Twenty-six male and female collegiate and semiprofessional/professional soccer field players (age 20.4 ± 2.0 yr; height = 172.1 ± 8.2 cm; weight = 70.7 ± 10.8 kg) participated in this study to determine the reliability and concurrent validity of a field anaerobic shuttle test (FAST) and the Cunningham and Faulkner treadmill anaerobic speed test (AST). Convergent validity between the FAST and AST was also investigated. Each participant took part in three trials, a practice day and two test days (T1 and T2). A one-way repeated measures ANOVA was used to determine the intraclass reliability coefficients (WAT = .83 for W and .70 for Wkg-1 for average of two trials; AST = .97 for a single measure; FAST = .96 for a single measure). A dependent t-test revealed that there was no significant difference (p > .05) between T1 and T2 for each test (WAT = 425.1 vs. 421.6 W and 5.97 vs. 5.98 Wkg-1; AST = 41.9 vs 41.4 s; FAST = 56.0 vs. 55.8 s). Pearson Product Moment Correlations determined the concurrent validity coefficients, which were then corrected for attenuation [FAST vs. WAT (W) = −0.91 and vs. WAT (Wkg-1) = 0.73; AST vs. WAT (W) = .83 and vs. WAT (Wkg-1) = .75]. The convergent validity coefficient between FAST and AST equaled −0.88, indicating that the tests appeared to be measuring the same construct.
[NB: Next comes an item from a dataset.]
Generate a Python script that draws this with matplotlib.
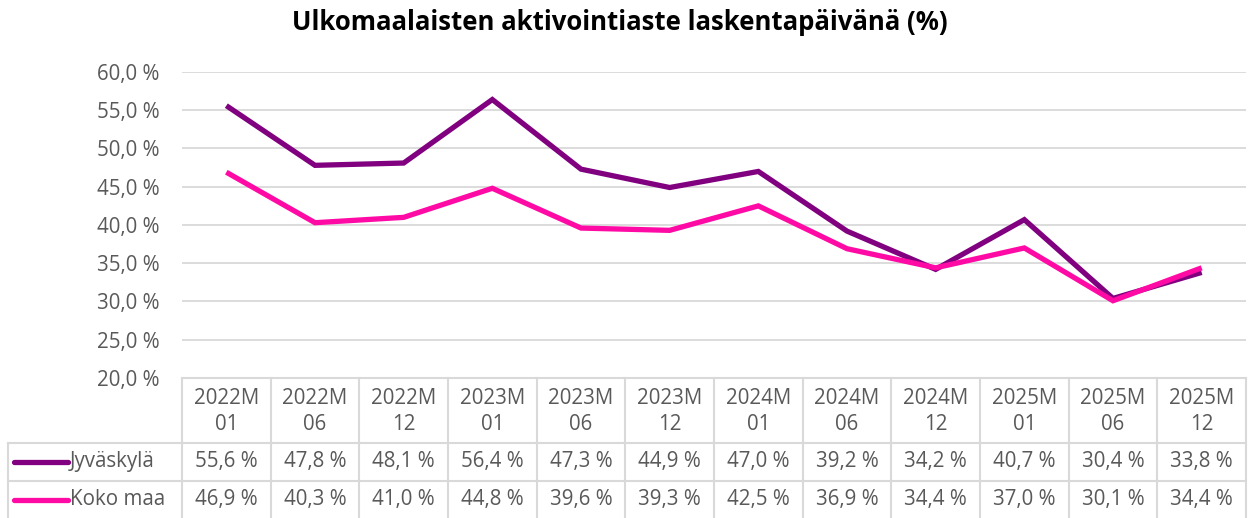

Although the WAT was found to be only moderately reliable for this participant pool, the results of this study indicated that the FAST was a reliable and valid measure of anaerobic work capacity. The AST also demonstrated acceptable reliability and validity. It was concluded that the AST can be used as an alternate non-criterion laboratory test and the FAST as a field test for determining anaerobic work capacity of soccer players.